What should I be aware of in a production environment? The idea is to put the site (Inetpub) on a separate partition instead of the C: drive.

How much downtime should I expect?

Is this a terrible idea?

Anything else I have missed?

I presented the information I gathered and included the information given here by the users and we are NOT doing the partitioning!
FYI: His idea was to create two partitions so that if the OS failed the data would be safe.

Now the hardest part is going to choose a correct answer for this… You all gave such good information. Make a suggestion in the comments of this question and I will pick one of the answers.

Solution :

Um…not a good idea, in my opinion. It’s a production server.

When would it be a good idea?

You would need backups. Tested that you can restore it from bare metal. I.e., you are playing with a partition. One mistake = lots of downtime.

You might be able to use a Linux bootdisk with gparted to edit the partition, but you’re still taking quite a risk, esp. with the RAID controller.

Your best bet is to back up everything, wipe the drive and re-partition it, and restore data from the backup.

Better yet switch your standby server into your production server, then turn your production server into a standby and repartition it with the technique above.

Downtime-it could take an hour, or if something goes wrong, anywhere from half a day to a day or more. You won’t know until you find out if something goes kaput.

Primarily I’d worry about migrating it off of being a production server before trying anything with it. You’re kind of asking for trouble by playing with a live production server’s partitions.

Yeah, as Bart said, move the load over to the other server and then wipe and reload the first one in peace would be the simplest option. But I don’t see much point either in having two partitions if they’re both on the same RAID-5 array, fully extended – it’s not like it will help performance or that inetpub is hard to find on the system volume.

I’d almost go the other route and redo the other server to only use one partition instead to solve both your path problem and the issue with tampering with a running production server? Or invest in a pair of extra drives for a separate operating system mirror array and wipe, reload them both ^^

If there’s no space to shrink (love Server 2008+ volume management btw, it’s finally beginning to do useful stuff like extend and shrink system volumes) you’re out of online options. Use a defrag tool that will move files to the beginning of the disk – perhaps the built-in defragger would help you enough. Then re-run the shrink check. Have a well-tested backup and do it during a maintenance window.

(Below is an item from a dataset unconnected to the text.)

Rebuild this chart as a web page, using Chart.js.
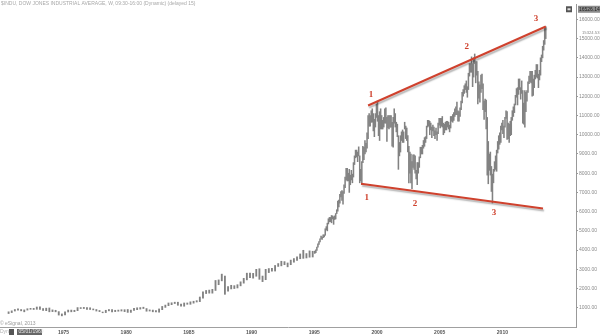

Switch your standby server into your production server, then turn your production server into a standby and repartition it, while it might be junk it only has to work while you are rebuilding the old primary. If this is your bosses idea get him to approve what option he wants- use some planned downwtime and hope that the standby can be brought up if the server rebuild takes longer than expected or swap machines and take potentially degredated services while it’s being built. This shouldn’t be your call per se- present the options to the business and let them decide

First off, repartitioning is no big deal, with a number of readily available products to do the job, but there is always a possibility that something can go wrong. Murphy’s Law ensures that the more you need this system up and running the higher the probability that it will all go pear shaped. You therefore absolutely must have backups that can be used from the cold metal state, as others have already said.

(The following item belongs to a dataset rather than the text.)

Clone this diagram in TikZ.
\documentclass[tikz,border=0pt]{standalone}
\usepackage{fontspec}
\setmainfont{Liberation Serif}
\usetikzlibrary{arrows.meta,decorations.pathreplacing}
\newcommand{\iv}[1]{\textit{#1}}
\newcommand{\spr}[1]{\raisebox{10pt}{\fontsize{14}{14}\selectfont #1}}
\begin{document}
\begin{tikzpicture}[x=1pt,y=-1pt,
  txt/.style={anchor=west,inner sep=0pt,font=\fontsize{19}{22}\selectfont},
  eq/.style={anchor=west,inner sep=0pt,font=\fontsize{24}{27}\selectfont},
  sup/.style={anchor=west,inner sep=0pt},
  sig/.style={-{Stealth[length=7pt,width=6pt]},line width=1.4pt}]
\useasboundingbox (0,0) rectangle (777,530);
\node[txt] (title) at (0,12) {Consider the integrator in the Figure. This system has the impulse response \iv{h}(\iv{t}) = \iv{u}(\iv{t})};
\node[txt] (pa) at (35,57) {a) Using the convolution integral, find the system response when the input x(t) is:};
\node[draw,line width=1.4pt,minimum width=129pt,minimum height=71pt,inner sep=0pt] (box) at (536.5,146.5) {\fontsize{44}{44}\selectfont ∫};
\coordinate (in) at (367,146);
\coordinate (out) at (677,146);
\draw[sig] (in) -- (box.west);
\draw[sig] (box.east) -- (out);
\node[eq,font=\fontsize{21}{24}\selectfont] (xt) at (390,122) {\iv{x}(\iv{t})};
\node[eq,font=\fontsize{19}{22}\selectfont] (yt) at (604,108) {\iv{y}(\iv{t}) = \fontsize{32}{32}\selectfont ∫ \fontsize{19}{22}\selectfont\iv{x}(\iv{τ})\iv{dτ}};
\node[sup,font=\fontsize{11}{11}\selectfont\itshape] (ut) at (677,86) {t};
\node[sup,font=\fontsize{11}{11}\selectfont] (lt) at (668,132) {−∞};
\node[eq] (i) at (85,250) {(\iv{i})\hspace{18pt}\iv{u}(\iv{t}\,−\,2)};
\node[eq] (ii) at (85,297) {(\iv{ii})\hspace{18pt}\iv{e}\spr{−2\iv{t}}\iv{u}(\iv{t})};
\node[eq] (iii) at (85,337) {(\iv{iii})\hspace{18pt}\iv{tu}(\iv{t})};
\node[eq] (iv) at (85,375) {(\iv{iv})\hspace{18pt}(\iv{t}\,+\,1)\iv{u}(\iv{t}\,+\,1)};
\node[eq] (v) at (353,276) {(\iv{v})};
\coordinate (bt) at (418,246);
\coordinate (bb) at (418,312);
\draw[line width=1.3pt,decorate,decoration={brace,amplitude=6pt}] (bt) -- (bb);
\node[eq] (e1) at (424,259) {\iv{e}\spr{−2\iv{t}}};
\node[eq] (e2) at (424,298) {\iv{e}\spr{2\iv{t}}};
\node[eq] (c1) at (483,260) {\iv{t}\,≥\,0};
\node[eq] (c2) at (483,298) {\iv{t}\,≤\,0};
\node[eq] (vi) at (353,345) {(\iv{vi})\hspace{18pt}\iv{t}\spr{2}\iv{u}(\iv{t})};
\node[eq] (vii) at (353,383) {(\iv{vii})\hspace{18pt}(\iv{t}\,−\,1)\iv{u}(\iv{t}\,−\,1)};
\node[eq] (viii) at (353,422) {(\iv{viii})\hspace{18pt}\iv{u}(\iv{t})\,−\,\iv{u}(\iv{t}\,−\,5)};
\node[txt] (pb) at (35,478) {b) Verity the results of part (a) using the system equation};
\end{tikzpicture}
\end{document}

Despite the foregoing, you haven’t given a real reason for such an operation, which can cause downtime lasting anything from half an hour to whatever time it takes to restore from the backup. Even when it all goes well the amount of downtime will depend on a number of factors, mainly the size of the partition, the amount of data on it and the level of fragmentation.

The old idea of separating the OS and data into separate partitions, at least on Windows machines, is only followed by a very small number of admins these days, as most of us learned a long time ago that there are numerous disadvantages and no real advantages. If they must be separated do so on separate drives, not partitions on the same drive. The use of RAID doesn’t change this in any way.